The US plans to end combat operations in Afghanistan, according to officials, who noted that plans were being developed to transfer control of certain areas of the restive country over the next two years.
This is the most concrete vision for a transition of the Obama administration, The New York Times reported, noting that plan would be presented at a NATO summit meeting in Lisbon.
The Times also pointed out that the phased withdrawal was similar to the Iraq strategy under President George W Bush who ordered a troop surge in 2007, which eventually led to handing over key security areas to Iraqis in different regions.
"Iraq is a pretty decent blueprint for how to transition in Afghanistan," one American official said yesterday, speaking on conditions of anonymity.
"But the key will be constructing an Afghan force that is truly capable of taking the lead."
John McCain, Obama's opponent in the presidential race, criticised Obama's handling of the war by saying that his policies were influenced by his liberal politics.
"You don't fight and conduct wars that way," McCain said on "Meet the Press" on NBC, as quoted by the newspaper.
"You win, and then you leave. And that's what we've done in Iraq." On the same programme, the president's senior adviser, David Axelrod, said any pullout would be driven by strategy.

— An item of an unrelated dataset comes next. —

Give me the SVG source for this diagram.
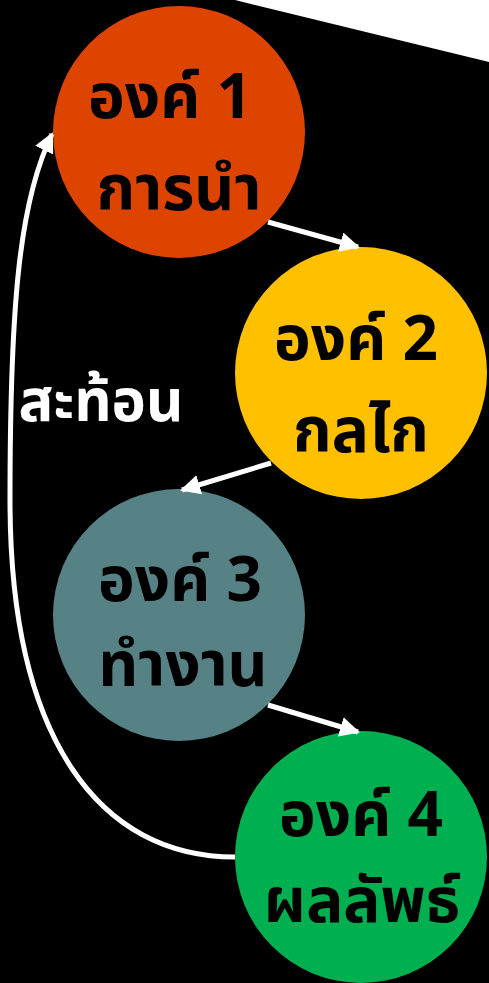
<svg xmlns="http://www.w3.org/2000/svg" width="489" height="983" viewBox="0 0 489 983">
<style>
.t{font-family:"Noto Sans Thai","Noto Sans","DejaVu Sans",sans-serif;font-weight:bold;font-size:62px;fill:#000;text-anchor:middle}
.c{stroke:#fff;stroke-width:5;fill:none}
</style>
<defs>
<marker id="ah" viewBox="0 0 10 10" refX="9" refY="5" markerWidth="4" markerHeight="4" orient="auto" markerUnits="strokeWidth">
<path d="M0,0 L10,5 L0,10 Z" fill="#fff"/>
</marker>
</defs>
<rect width="489" height="983" fill="#000"/>
<polygon points="235,0 489,0 489,62" fill="#fff"/>
<g id="n1"><circle cx="179" cy="132" r="126" fill="#DD4400"/><text class="t" x="170" y="118">องค์ 1</text><text class="t" x="179" y="210">การนำ</text></g>
<g id="n2"><circle cx="361" cy="373" r="126" fill="#FFC000"/><text class="t" x="356" y="360">องค์ 2</text><text class="t" x="361" y="452">กลไก</text></g>
<g id="n3"><circle cx="179" cy="615" r="126" fill="#568285"/><text class="t" x="180" y="601">องค์ 3</text><text class="t" x="183" y="686">ทำงาน</text></g>
<g id="n4"><circle cx="361" cy="857" r="126" fill="#00B050"/><text class="t" x="361" y="836">องค์ 4</text><text class="t" x="362" y="922">ผลลัพธ์</text></g>
<g id="connectors">
<line class="c" x1="268" y1="222" x2="358" y2="247" marker-end="url(#ah)"/>
<line class="c" x1="271" y1="463" x2="182" y2="490" marker-end="url(#ah)"/>
<line class="c" x1="268" y1="705" x2="358" y2="732" marker-end="url(#ah)"/>
<path class="c" d="M235,857 C100,857 10,740 10,500 C10,300 20,200 52,134" marker-end="url(#ah)"/>
<text x="101" y="421" style="font-family:'Noto Sans Thai','Noto Sans','DejaVu Sans',sans-serif;font-weight:bold;font-size:58px;fill:#fff;text-anchor:middle">สะท้อน</text>
</g>
</svg>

"We've always said it would be based on conditions on the ground, and that is still the case," he said.
"But it's important to let the Afghans know that they have to pick up the pace in terms of training up the military, training up their police, being ready to accept responsibility."
Officials noted that transition to Afghan forces would depend on ground realities.
"This will be ground-up," said another official, as quoted by NYT.
There are approximately 100,000 troops in Afghanistan. The 2014 date was first suggested by President Hamid Karzai who has been asking for the reduction in the number of US troops in Afghanistan.
"The time has come to reduce the presence of, you know, boots in Afghanistan," he said, in an interview with The Washington Post.
Washington is already reviewing, which areas can be handed over to the Afghans, and could make some decisions by the end of the year, officials said.
The last transitions are planned for 2012, which will probably be hot spots like Khost and Kandahar.
Tens of thousands of American and NATO troops are likely to remain in the country to respond if needed in an emergency following the complete transition.
They will also continue training and mentoring the Afghan forces.